I followed internships. I wedged my way into small periodicals. I focused less on cultivating a definitive style and more on consistency in how I thought and worked. In the pre–digital era, my name began to bubble up.
Soon I was doing work for publications my parents revered — ones even William might have been proud of. That mattered more than I expected. Things felt like they were falling into place.
And then...it all melted away.
Phase Change
By 2010, most freelance editorial work had dried up.
Illustration as a storytelling device wasn’t disappearing — but it wasn’t paying. Not on the page. And the page was part of the ritual: walking down to the local cigar and magazine stand, buying my copy, smelling the ink — the rock-solid signal that the job was done. In some ways, that moment felt more valuable than the check.
Major publications were moving online or folding. What had once been a viable path narrowed almost overnight.
I was witnessing what was being called “The Death of Print.” At the time, it felt like career death.
“Digital transformation” was being batted around as a term, but no one knew what it meant — or how to get it done. What I did know was this: translating dense information into visual language was useful, and I was good at it. But it took time to connect that ability squarely to brand and identity. The tools were the same. The context had changed.
Editorial had taught me how to synthesize narrative, hierarchy, tone, and timing. Brand demanded that I apply those skills at scale, under constraint, and in collaboration with business.
The question wasn’t whether I loved illustration.

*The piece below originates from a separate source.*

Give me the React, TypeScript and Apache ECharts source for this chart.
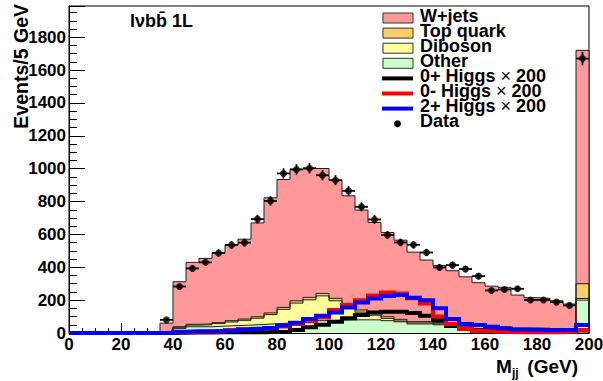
import React, { useEffect, useRef } from "react";
import * as echarts from "echarts";

const FONT = "'Liberation Sans', Arial, Helvetica, sans-serif";

// ---- Stacked MC (bins of 5 GeV, from 35 GeV to 200 GeV; last bin holds overflow)
const mcBinLow = [35, 40, 45, 50, 55, 60, 65, 70, 75, 80, 85, 90, 95, 100, 105, 110, 115, 120, 125, 130, 135, 140, 145, 150, 155, 160, 165, 170, 175, 180, 185, 190, 195];
const wjets = [55, 274, 377, 399, 425, 460, 486, 571, 701, 778, 801, 784, 760, 719, 655, 608, 553, 513, 482, 423, 374, 347, 330, 304, 258, 247, 240, 201, 185, 182, 178, 161, 1420];
const topQuark = [0, 3, 5, 5, 6, 8, 8, 9, 10, 12, 14, 15, 15, 15, 14, 13, 12, 11, 10, 8, 8, 7, 6, 5, 8, 6, 6, 5, 5, 5, 3, 3, 90];
const diboson = [2, 7, 10, 12, 15, 22, 29, 38, 56, 84, 117, 132, 151, 118, 86, 47, 28, 13, 5, 6, 7, 6, 5, 3, 12, 7, 7, 5, 5, 6, 3, 2, 10];
const other = [3, 28, 38, 38, 42, 45, 48, 52, 56, 60, 65, 70, 75, 78, 80, 80, 80, 75, 68, 55, 55, 50, 38, 30, 28, 25, 25, 20, 20, 18, 12, 10, 200];
const dataCounts = [80, 283, 393, 430, 487, 536, 550, 693, 804, 971, 995, 1003, 960, 930, 865, 768, 691, 596, 551, 537, 490, 399, 413, 389, 346, 259, 265, 269, 201, 201, 188, 168, 1670];

// ---- Signal histograms x200 (full 0-200 GeV range)
const sigBinLow = [0, 5, 10, 15, 20, 25, 30, 35, 40, 45, 50, 55, 60, 65, 70, 75, 80, 85, 90, 95, 100, 105, 110, 115, 120, 125, 130, 135, 140, 145, 150, 155, 160, 165, 170, 175, 180, 185, 190, 195];
const higgs0p = [0, 0, 0, 0, 0, 0, 0, 0, 2, 3, 3, 4, 4, 5, 5, 6, 8, 18, 35, 50, 68, 90, 110, 125, 130, 130, 122, 105, 78, 42, 25, 15, 12, 10, 10, 9, 9, 8, 10, 15];
const higgs0m = [0, 0, 0, 0, 0, 0, 0, 0, 5, 7, 8, 10, 18, 25, 28, 32, 40, 55, 72, 95, 140, 170, 200, 228, 247, 241, 211, 180, 100, 55, 25, 12, 8, 6, 5, 5, 4, 4, 8, 18];
const higgs2p = [0, 0, 0, 0, 0, 0, 0, 0, 8, 10, 10, 12, 15, 20, 25, 30, 45, 62, 85, 105, 125, 155, 185, 210, 225, 232, 215, 200, 150, 85, 55, 48, 38, 28, 22, 20, 18, 18, 18, 48];

const xTicks = [0, 20, 40, 60, 80, 100, 120, 140, 160, 180, 200];
const yTicks = [0, 200, 400, 600, 800, 1000, 1200, 1400, 1600, 1800];

const BIN = 5;
const X_MAX = 200;
const Y_MAX = 1990;

const COLORS = {
  wjets: "#ff9999",
  top: "#ffcc66",
  diboson: "#ffff99",
  other: "#ccffcc",
};

function cumulative(layers: number[][]): number[] {
  return layers[0].map((_, i) => layers.reduce((s, l) => s + l[i], 0));
}

function stepArea(values: number[]): number[][] {
  const pts: number[][] = [[mcBinLow[0], 0]];
  values.forEach((v, i) => pts.push([mcBinLow[i], v]));
  pts.push([X_MAX, values[values.length - 1]]);
  pts.push([X_MAX, 0]);
  return pts;
}

function stepLine(values: number[]): number[][] {
  const pts = values.map((v, i) => [sigBinLow[i], v]);
  pts.push([X_MAX, values[values.length - 1]]);
  return pts;
}

export default function App() {
  const ref = useRef<HTMLDivElement>(null);

  useEffect(() => {
    if (!ref.current) return;
    const chart = echarts.init(ref.current, undefined, { renderer: "svg" });

    const cumOther = other;
    const cumDib = cumulative([other, diboson]);
    const cumTop = cumulative([other, diboson, topQuark]);
    const cumAll = cumulative([other, diboson, topQuark, wjets]);

    const areaSeries = (name: string, vals: number[], color: string) => ({
      type: "line",
      name,
      data: stepArea(vals),
      step: "end",
      showSymbol: false,
      symbol: "none",
      silent: true,
      lineStyle: { color: "#1e1e1e", width: 1 },
      areaStyle: { color, opacity: 1 },
    });

    const lineSeries = (name: string, vals: number[], color: string) => ({
      type: "line",
      name,
      data: stepLine(vals),
      step: "end",
      showSymbol: false,
      symbol: "none",
      silent: true,
      clip: false,
      lineStyle: { color, width: 4, cap: "butt", join: "miter" },
    });

    const dataPoints = mcBinLow.map((lo, i) => [lo + BIN / 2, dataCounts[i], Math.sqrt(dataCounts[i])]);

    const boldText = { fontFamily: FONT, fontWeight: "bold" as const, fill: "#000" };
    const rowY = (k: number) => 18 + 15.1 * k;
    const LEG_FS = 18;
    const LEG_LH = 14;
    const legendGraphics: any[] = [];
    const boxes = [
      ["W+jets", COLORS.wjets],
      ["Top quark", COLORS.top],
      ["Diboson", COLORS.diboson],
      ["Other", COLORS.other],
    ];
    boxes.forEach(([label, color], k) => {
      legendGraphics.push({
        type: "rect",
        shape: { x: 383, y: rowY(k) - 5, width: 30, height: 10 },
        style: { fill: color, stroke: "#333", lineWidth: 1 },
      });
      legendGraphics.push({
        type: "text",
        x: 420,
        y: rowY(k) - 2.5,
        style: { ...boldText, text: label, fontSize: LEG_FS, lineHeight: LEG_LH, verticalAlign: "middle", align: "left" },
      });
    });
    const lines = [
      ["0+", "#000000"],
      ["0-", "#ff0000"],
      ["2+", "#0000ff"],
    ];
    lines.forEach(([lab, color], j) => {
      const k = j + 4;
      legendGraphics.push({
        type: "line",
        shape: { x1: 382, y1: rowY(k), x2: 413, y2: rowY(k) },
        style: { stroke: color, lineWidth: 4 },
      });
      legendGraphics.push({
        type: "text",
        x: 420,
        y: rowY(k) - 2.5,
        style: {
          text: `{b|${lab} Higgs }{x|×}{b| 200}`,
          verticalAlign: "middle",
          align: "left",
          lineHeight: LEG_LH,
          rich: {
            b: { fontFamily: FONT, fontWeight: "bold", fontSize: LEG_FS, lineHeight: LEG_LH, fill: "#000", color: "#000" },
            x: { fontFamily: FONT, fontWeight: "normal", fontSize: LEG_FS, lineHeight: LEG_LH, fill: "#000", color: "#000" },
          },
        },
      });
    });
    legendGraphics.push({
      type: "circle",
      shape: { cx: 397.5, cy: rowY(7), r: 3.5 },
      style: { fill: "#000" },
    });
    legendGraphics.push({
      type: "text",
      x: 420,
      y: rowY(7) - 2.5,
      style: { ...boldText, text: "Data", fontSize: LEG_FS, lineHeight: LEG_LH, verticalAlign: "middle", align: "left" },
    });

    const option: any = {
      animation: false,
      backgroundColor: "#ffffff",
      grid: {
        left: 69,
        right: 14,
        top: 6,
        bottom: 48,
        show: true,
        borderColor: "#000",
        borderWidth: 1,
        backgroundColor: "transparent",
        containLabel: false,
        outerBoundsMode: "none",
      },
      xAxis: {
        type: "value",
        min: 0,
        max: X_MAX,
        interval: 20,
        axisLine: { show: true, onZero: false, lineStyle: { color: "#000", width: 1 } },
        axisTick: { show: true, inside: true, length: 10, lineStyle: { color: "#000", width: 1 } },
        minorTick: { show: true, splitNumber: 4, length: 5, lineStyle: { color: "#000", width: 1 } },
        splitLine: { show: false },
        axisLabel: {
          show: true,
          margin: 3,
          color: "#000",
          fontFamily: FONT,
          fontWeight: "bold",
          fontSize: 17,
          formatter: (v: number) => (xTicks.includes(v) ? String(v) : ""),
        },
      },
      yAxis: {
        type: "value",
        min: 0,
        max: Y_MAX,
        interval: 200,
        axisLine: { show: true, onZero: false, lineStyle: { color: "#000", width: 1 } },
        axisTick: { show: true, inside: true, length: 16, lineStyle: { color: "#000", width: 1 } },
        minorTick: { show: true, splitNumber: 4, length: 8, lineStyle: { color: "#000", width: 1 } },
        splitLine: { show: false },
        axisLabel: {
          show: true,
          margin: 3,
          color: "#000",
          fontFamily: FONT,
          fontWeight: "bold",
          fontSize: 17,
          showMaxLabel: false,
          formatter: (v: number) => (yTicks.includes(v) ? String(v) : ""),
        },
      },
      series: [
        areaSeries("W+jets", cumAll, COLORS.wjets),
        areaSeries("Top quark", cumTop, COLORS.top),
        areaSeries("Diboson", cumDib, COLORS.diboson),
        areaSeries("Other", cumOther, COLORS.other),
        lineSeries("0+ Higgs x 200", higgs0p, "#000000"),
        lineSeries("0- Higgs x 200", higgs0m, "#ff0000"),
        lineSeries("2+ Higgs x 200", higgs2p, "#0000ff"),
        {
          type: "custom",
          name: "Data errors",
          silent: true,
          data: dataPoints,
          renderItem: (_params: any, api: any) => {
            const x = api.value(0);
            const y = api.value(1);
            const e = api.value(2);
            const l = api.coord([x - BIN / 2, y]);
            const r = api.coord([x + BIN / 2, y]);
            const t = api.coord([x, y + e]);
            const b = api.coord([x, y - e]);
            return {
              type: "group",
              children: [
                { type: "line", shape: { x1: l[0], y1: l[1], x2: r[0], y2: r[1] }, style: { stroke: "#000", lineWidth: 1.8 } },
                { type: "line", shape: { x1: t[0], y1: t[1], x2: b[0], y2: b[1] }, style: { stroke: "#000", lineWidth: 1.8 } },
              ],
            };
          },
          z: 5,
        },
        {
          type: "scatter",
          name: "Data",
          data: dataPoints.map((p) => [p[0], p[1]]),
          symbol: "circle",
          symbolSize: 7,
          itemStyle: { color: "#000" },
          silent: true,
          z: 6,
        },
      ],
      graphic: [
        {
          type: "text",
          x: 130,
          y: 21,
          style: { ...boldText, text: "lνbb\u0304 1L", fontSize: 18, verticalAlign: "middle", align: "left" },
        },
        {
          type: "text",
          x: 21,
          y: 4,
          rotation: Math.PI / 2,
          style: { ...boldText, text: "Events/5 GeV", fontSize: 19.5, verticalAlign: "middle", align: "right" },
        },
        {
          type: "text",
          x: 496,
          y: 366,
          style: { ...boldText, text: "M", fontSize: 19, verticalAlign: "middle", align: "left" },
        },
        {
          type: "text",
          x: 512,
          y: 373,
          style: { ...boldText, text: "jj", fontSize: 12, verticalAlign: "middle", align: "left" },
        },
        {
          type: "text",
          x: 578,
          y: 366,
          style: { ...boldText, text: "(GeV)", fontSize: 19, verticalAlign: "middle", align: "right" },
        },
        ...legendGraphics,
      ],
    };

    chart.setOption(option);
    return () => chart.dispose();
  }, []);

  return (
    <div
      ref={ref}
      style={{ position: "fixed", left: 0, top: 0, width: 603, height: 381, background: "#fff" }}
    />
  );
}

The question was whether I wanted to own a craft, or translate meaning wherever it was needed.
Creative Migration
My grandfather spent his life fighting for authorship: for recognition, for legitimacy in a genre that had none in his era. He held tightly to what he made. He earned the right to die on the hill of ownership.
I entered a different world. One where ownership is diffuse; where creative output lives inside systems, and no single person can claim authorship once money and scale are involved.
In this world, what skill remains liquid — exchangeable across tectonic shifts in culture and work?
Translation.
Editorial trained me to solve problems with clarity. Brand required me to solve them collectively.
That shift — from craft to translation — is what moved me toward leadership.
The core skill wasn’t illustration. It was synthesis. The medium changed. The responsibility expanded.
In translating complex ideas into visual invitations, I began to sense something more durable than the craft itself.
Branding, yes — but more importantly, leadership. Helping companies and people navigate market shifts — especially when what they are good at is suddenly redefined, or just disappears.
What remains is how we think. How we solve problems.
And here we are again at another nexus of change with the arrival of AI — another force that appears to threaten the value of the work we care about.
But AI does not erase talent. It exposes positioning. It forces clarity.
The “Cathedral of Craft” — visual design, illustration, artistry — may crumble. But deeper within are chambers where the real work happens: process, judgment, translation.
Just as I migrated from illustration to brand, and then to creative direction, many people will need to relocate themselves in the market. Creative careers are no longer linear. They are migratory.
Clear leadership eases these changes. It clarifies what good thinking looks like. It protects meaning, even as mediums slide around.
What remains valuable are people who can translate volatility into durable systems.
What Endures
I still picture that Cathedral on Mars: my grandfather describing it, Lidov seeing it.
Two explorers crest a summit and find something ancient, improbable, and sacred in a place that shouldn’t contain it. The image works because it collapses disbelief into curiosity. It invites you forward — into the story, through the arches.
I rescued the painting from my grandfather’s house after he passed. Years later, I lost it in one of my own moves. Now it exists only in memory — something I have to reconstruct not just visually, but emotionally. What it felt like to stand in its presence. What it did to me.
Leadership feels similar.
You arrive at a landscape that looks barren — a collapsing industry, a volatile market, a shifting platform — and you’re asked to make something coherent there. Something that can hold belief. Then the scenery changes again. The artifact disappears. Only the memory of what mattered remains.
Editorial taught me how to make people lean in. Brand taught me how to align that instinct with business reality.
Leadership asks you to do both without clinging to a medium. What lasts is not the format. It’s the ability to translate meaning across formats.
What makes for a long and healthy career is not passion for a tool, but fluency across terrain.
The work relocates. Platforms shift. Craft evolves.
You move with it — or you become attached to something that no longer exists.
For me, leadership meant stepping away from granular design and toward meaning.
It isn’t about protecting a medium. It’s about protecting meaning — and making new mediums legible. In an era of infinite output, the scarce skill is discernment: knowing what deserves attention, and what doesn’t.
And rarer still: the ability to help others navigate as the terrain keeps shifting.